Professor Verity Platt, Cornell University, will address the topic “Bodies, Bases and Borders: Framing the Divine in Greco-Roman Antiquity”. The event is part of the Seminar on Ancient Art and Archaeology lecture series. The Seminar on Ancient Art and Archaeology invites scholars to share their current research with the research community at the Institute of Fine Arts and in the metropolitan area, and to meet and talk with IFA graduate students.
Traditionally, to visualize the Greco-Roman gods has been to focus primarily upon their bodies: their degree of anthropomorphism, the beguiling power of naturalism, and the subtle means of iconographic differentiation by which individual deities might be defined and recognized. But to ‘imagine the divine’ in antiquity was to engage with a far broader and more complex set of visual strategies.

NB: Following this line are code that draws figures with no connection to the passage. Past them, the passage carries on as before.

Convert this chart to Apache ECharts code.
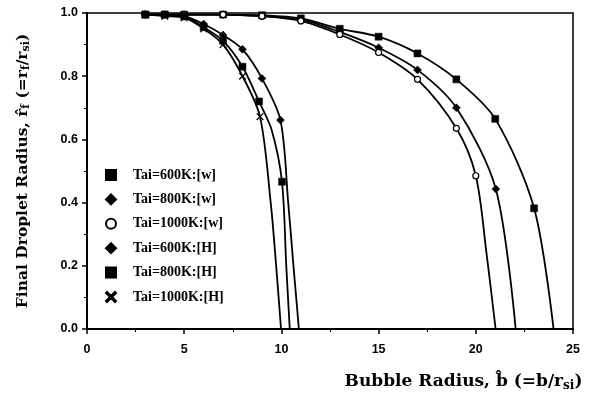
<!DOCTYPE html>
<html><head><meta charset="utf-8">
<script src="https://cdn.jsdelivr.net/npm/echarts@6/dist/echarts.min.js"></script>
<style>html,body{margin:0;padding:0;background:#fff}#c{width:598px;height:397px}</style>
</head><body><div id="c"></div>
<script>
// Series names (legend order)
const names = ['Tai=600K:[w]','Tai=800K:[w]','Tai=1000K:[w]','Tai=600K:[H]','Tai=800K:[H]','Tai=1000K:[H]'];
// Read points along each curve; mark[] = 1 where a marker is drawn
const w600x = [3, 4, 5, 7, 9, 11, 13, 15, 17, 19, 21, 23, 24.0];
const w600y = [0.995,0.995,0.995,0.995,0.993,0.983,0.95,0.925,0.872,0.79,0.665,0.382,0];
const w600m = [1,1,1,1,1,1,1,1,1,1,1,1,0];
const w800x = [3, 5, 7, 9, 11, 13, 15, 17, 19, 21.03, 22.05];
const w800y = [0.995,0.995,0.995,0.99,0.98,0.94,0.89,0.82,0.70,0.443,0];
const w800m = [1,1,1,1,1,1,1,1,1,1,0];
const w1000x = [3, 5, 7, 9, 11, 13, 15, 17, 19, 20.0, 20.55, 21.02];
const w1000y = [0.995,0.995,0.995,0.99,0.975,0.932,0.875,0.79,0.635,0.485,0.24,0];
const w1000m = [1,1,1,1,1,1,1,1,1,1,0,0];
const h600x = [3, 4, 5, 6, 7, 8, 9, 9.95, 10.35, 10.62, 10.9];
const h600y = [0.995,0.995,0.99,0.965,0.93,0.885,0.793,0.661,0.4,0.2,0];
const h600m = [1,1,1,1,1,1,1,1,0,0,0];
const h800x = [3, 4, 5, 6, 7, 8, 8.85, 9.5, 10.03, 10.25, 10.43];
const h800y = [0.995,0.995,0.99,0.955,0.912,0.83,0.72,0.63,0.466,0.2,0];
const h800m = [1,1,1,1,1,1,1,0,1,0,0];
const h1000x = [3, 4, 5, 6, 7, 8, 8.9, 9.45, 9.73, 9.98];
const h1000y = [0.995,0.99,0.985,0.95,0.90,0.80,0.672,0.4,0.2,0];
const h1000m = [1,1,1,1,1,1,1,0,0,0];
// Axis ticks
const xTicks = [0, 5, 10, 15, 20, 25];
const yTicks = [0.0, 0.2, 0.4, 0.6, 0.8, 1.0];

const xSym = 'path://M1,0L5,4L9,0L10,1L6,5L10,9L9,10L5,6L1,10L0,9L4,5L0,1Z';
const cfg = [
  [w600x,w600y,w600m,'rect',7,'#000'],
  [w800x,w800y,w800m,'diamond',8,'#000'],
  [w1000x,w1000y,w1000m,'circle',6,'#fff'],
  [h600x,h600y,h600m,'diamond',8,'#000'],
  [h800x,h800y,h800m,'rect',7,'#000'],
  [h1000x,h1000y,h1000m,xSym,7,'#000']
];
const series = cfg.map((c,i)=>({
  name: names[i], type:'line', smooth:0.3,
  symbol: c[3], symbolSize: c[4], showAllSymbol:true,
  lineStyle:{color:'#000', width:1.8},
  itemStyle:{color:c[5], borderColor:'#000', borderWidth: c[5]==='#fff'?1.2:0.5},
  data: c[0].map((x,j)=>c[2][j]?[x,c[1][j]]:{value:[x,c[1][j]],symbol:'none'}),
  z: 3
}));

const chart = echarts.init(document.getElementById('c'));
chart.setOption({
  animation:false,
  backgroundColor:'#fff',
  grid:{left:87,right:25,top:13,bottom:68,show:true,borderColor:'#000',borderWidth:1.5,outerBoundsMode:'none',containLabel:false},
  legend:{
    orient:'vertical', left:105, top:168, padding:0, itemGap:10.4, itemWidth:10, itemHeight:10,
    data: names.map((n,i)=>({name:n, icon: cfg[i][3]})),
    textStyle:{fontFamily:'Liberation Serif',fontWeight:'bold',fontSize:14,lineHeight:14,color:'#000',padding:[0,0,0,12]},
    itemStyle:{borderColor:'#000'}
  },
  xAxis:{
    type:'value', min:0, max:25, interval:5,
    axisLine:{lineStyle:{color:'#000',width:2}},
    axisTick:{show:true,length:5,lineStyle:{color:'#000',width:1.5}},
    minorTick:{show:true,splitNumber:2,length:3,lineStyle:{color:'#000'}},
    splitLine:{show:false},
    axisLabel:{color:'#000',fontFamily:'Liberation Sans',fontWeight:'bold',fontSize:12.5,margin:14,
      formatter:v=>xTicks.includes(v)?String(v):''},
    name:'Bubble Radius, b\u0302 (=b/r{s|si})', nameLocation:'middle', nameGap:43,
    nameTextStyle:{color:'#000',fontFamily:'DejaVu Serif',fontWeight:'bold',fontSize:17,padding:[0,0,0,267],
      rich:{s:{fontFamily:'DejaVu Serif',fontWeight:'bold',fontSize:12,padding:[8,0,0,0]}}}
  },
  yAxis:{
    type:'value', min:0, max:1, interval:0.2,
    axisLine:{lineStyle:{color:'#000',width:2}},
    axisTick:{show:true,length:5,lineStyle:{color:'#000',width:1.5}},
    minorTick:{show:true,splitNumber:2,length:3,lineStyle:{color:'#000'}},
    splitLine:{show:false},
    axisLabel:{color:'#000',fontFamily:'Liberation Sans',fontWeight:'bold',fontSize:12.5,margin:9,
      formatter:v=>{const t=yTicks.find(k=>Math.abs(k-v)<1e-6);return t===undefined?'':t.toFixed(1);}},
    name:'Final Droplet Radius, r\u0302{s|f} (=r{s|f}/r{s|si})', nameLocation:'middle', nameGap:55,
    nameTextStyle:{color:'#000',fontFamily:'DejaVu Serif',fontWeight:'bold',fontSize:15.5,
      rich:{s:{fontFamily:'DejaVu Serif',fontWeight:'bold',fontSize:11,padding:[7,0,0,0]}}}
  },
  series
});
</script></body></html>
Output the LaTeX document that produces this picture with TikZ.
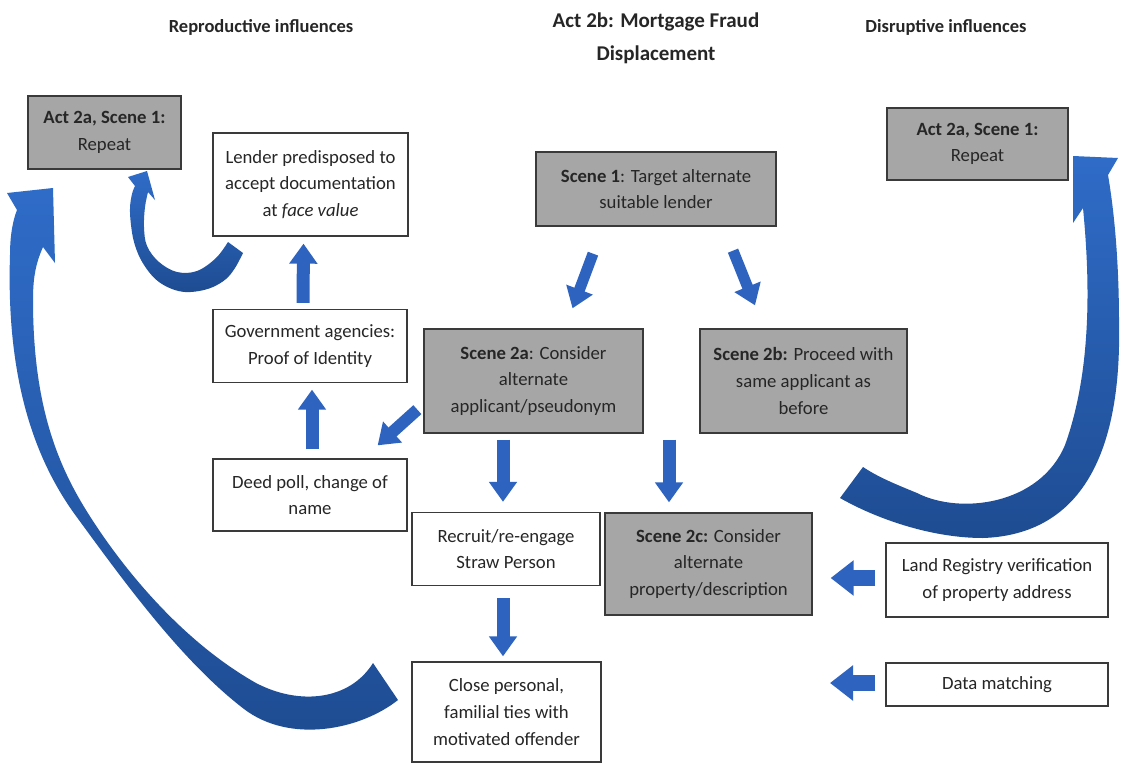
\documentclass[tikz,border=0pt]{standalone}
\usepackage{fontspec}
\setmainfont{Carlito}
\usetikzlibrary{arrows.meta,calc}

\definecolor{boxgray}{HTML}{A6A6A6}
\definecolor{edgegray}{HTML}{3A3A3A}
\definecolor{ink}{HTML}{262626}
\definecolor{arrowblue}{HTML}{2E64BF}
\definecolor{curvetop}{HTML}{2F6CC8}
\definecolor{curvebot}{HTML}{1E4C92}

\newcommand\boxtextfont{\fontsize{18.7}{26.7}\selectfont}
\newcommand\headtextfont{\fontsize{18.5}{26}\selectfont\bfseries}
\newcommand\maintitlefont{\fontsize{21}{33}\selectfont\bfseries}

\begin{document}
\begin{tikzpicture}[x=1pt,y=-1pt,
  box/.style={draw=edgegray, line width=1.3pt, fill=white, inner sep=0pt,
              align=center, text=ink, font=\boxtextfont},
  scenebox/.style={box, fill=boxgray},
  heading/.style={text=ink, align=center, inner sep=0pt},
  blockarrow/.style={draw=arrowblue, line width=13pt,
                     -{Triangle[length=20pt,width=27pt]}},
  sidearrow/.style={draw=arrowblue, line width=16pt,
                    -{Triangle[length=23pt,width=34pt]}},
  curvearrow/.style={top color=curvetop, bottom color=curvebot}
]
\useasboundingbox (0,0) rectangle (1121,763);
\fill[white] (0,0) rectangle (1121,763);

% headings
\node[heading, font=\headtextfont] (repro) at (261,27) {Reproductive influences};
\node[heading, font=\maintitlefont] (title) at (656,38) {Act 2b: Mortgage Fraud\\Displacement};
\node[heading, font=\headtextfont] (disrupt) at (946,27) {Disruptive influences};

% boxes
\node[scenebox, minimum width=153pt, minimum height=73pt] (repeatL) at (104.5,132.5)
  {\textbf{Act 2a, Scene 1:}\\Repeat};
\node[box, minimum width=195pt, minimum height=103pt] (lender) at (310.5,184.5)
  {Lender predisposed to\\accept documentation\\at \textit{face value}};
\node[scenebox, minimum width=240pt, minimum height=74pt] (s1) at (656,189)
  {\textbf{Scene 1}: Target alternate\\suitable lender};
\node[scenebox, minimum width=181pt, minimum height=72pt] (repeatR) at (977.5,144)
  {\textbf{Act 2a, Scene 1:}\\Repeat};
\node[box, minimum width=194pt, minimum height=73pt] (gov) at (310,346)
  {Government agencies:\\Proof of Identity};
\node[scenebox, minimum width=219pt, minimum height=104pt] (s2a) at (533.5,381)
  {\textbf{Scene 2a}: Consider\\alternate\\applicant/pseudonym};
\node[scenebox, minimum width=207pt, minimum height=104pt] (s2b) at (803.5,381)
  {\textbf{Scene 2b:} Proceed with\\same applicant as\\before};
\node[box, minimum width=194pt, minimum height=72pt] (deed) at (310,495)
  {Deed poll, change of\\name};
\node[box, minimum width=188pt, minimum height=73pt] (recruit) at (506,549)
  {Recruit/re-engage\\Straw Person};
\node[scenebox, minimum width=207pt, minimum height=102pt] (s2c) at (708.5,564)
  {\textbf{Scene 2c:} Consider\\alternate\\property/description};
\node[box, minimum width=222pt, minimum height=74pt] (land) at (997,580)
  {Land Registry verification\\of property address};
\node[box, minimum width=222pt, minimum height=43pt] (data) at (997,684.5)
  {Data matching};
\node[box, minimum width=189pt, minimum height=100pt] (close) at (506.5,712)
  {Close personal,\\familial ties with\\motivated offender};
\coordinate (dataend) at (830,683);

% straight block arrows
\draw[blockarrow] ($(gov.north)+(-7,-6)$) -- ($(lender.south)+(-7,7)$);
\draw[blockarrow] ($(deed.north)+(2,-9)$) -- ($(gov.south)+(2,6.5)$);
\draw[blockarrow, line width=12pt] ($(s2a.south west)+(-6,-24)$) -- ($(deed.north east)+(-30,-13)$);
\draw[blockarrow, line width=11pt] ($(s1.south)+(-63,27)$) -- ($(s2a.north)+(39,-20)$);
\draw[blockarrow, line width=11pt] ($(s1.south)+(77,24)$) -- ($(s2b.north)+(-48.5,-23)$);
\draw[blockarrow] ($(s2a.south)+(-30.5,6)$) -- ($(recruit.north)+(-3,-10)$);
\draw[blockarrow] ($(s2a.south east)!0.5!(s2b.south west)+(-2.5,6)$) -- ($(s2c.north)+(-39.5,-10)$);
\draw[blockarrow] ($(recruit.south)+(-3,12)$) -- ($(close.north)+(-3.5,-5)$);
\draw[sidearrow] ($(land.west)+(-10,-2)$) -- ($(s2c.east)+(18,14)$);
\draw[sidearrow] ($(data.west)+(-10,-1.5)$) -- (dataend);

% curved arrow: Lender back to Act 2a (reproductive side)
\shade[curvearrow]
  plot[smooth, tension=0.6] coordinates {(243,253) (235,268) (226,279) (213,287)
    (199,291) (185,292) (172,289) (159,282) (149,272) (140,258) (134,242)
    (131,225) (130,208) (132,194) (135,186)}
  -- (128,177) -- (147,171) -- (155,200) -- (148,192)
  -- plot[smooth, tension=0.6] coordinates {(148,192) (145,207) (144,227)
    (147,246) (159,262) (177,272) (197,271) (216,258) (228,242)}
  -- cycle;

% large curved arrow: close ties back to Act 2a
\shade[curvearrow]
  (398,700) .. controls (360,730) and (290,744) .. (244,709)
            .. controls (180,660) and (120,576) .. (76,516)
            .. controls (35,460) and (6,380) .. (10,255)
            .. controls (10,235) and (13,220) .. (17,210)
  -- (7,193) -- (53,188) -- (55,263) -- (43,247)
            .. controls (35,265) and (33,280) .. (33,300)
            .. controls (33,400) and (55,460) .. (86,510)
            .. controls (120,565) and (180,640) .. (256,683)
            .. controls (300,706) and (350,700) .. (373,663)
  -- cycle;

% large curved arrow on the disruptive side
\shade[curvearrow]
  (840,498) .. controls (875,518) and (930,538) .. (983,538)
            .. controls (1070,535) and (1122,470) .. (1119,323)
            .. controls (1119,260) and (1114,210) .. (1108,175)
  -- (1118,158) -- (1073,156) -- (1073,223) -- (1083,208)
            .. controls (1090,280) and (1092,370) .. (1065,445)
            .. controls (1040,505) and (960,515) .. (917,493)
            .. controls (895,484) and (878,477) .. (863,467)
  -- cycle;
\end{tikzpicture}
\end{document}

Focusing on representations of Athena on the Athenian Acropolis, this paper focuses on those elements of divine depiction that might be considered ‘parergonal’ – the panoply of ‘columns, drapery and frames’ that post-Kantian art history deemed superfluous to the work (that is, the deity itself). Together, Greco-Roman bodies and frames worked to construct a notion of interiority that served to make the gods present for their worshippers – to give their images agency. Yet this concentric system of frames also extended to the surfaces of cult statues themselves – to the colors, materials, attributes and clothing that defined the gods’ external appearances. To view sacred images in this way not only decenters the role of the body in the Greco-Roman religious imagination, but also recognizes the inherent flexibility and improvisatory nature of a visual system that would have abiding influence over the great religions that superseded it.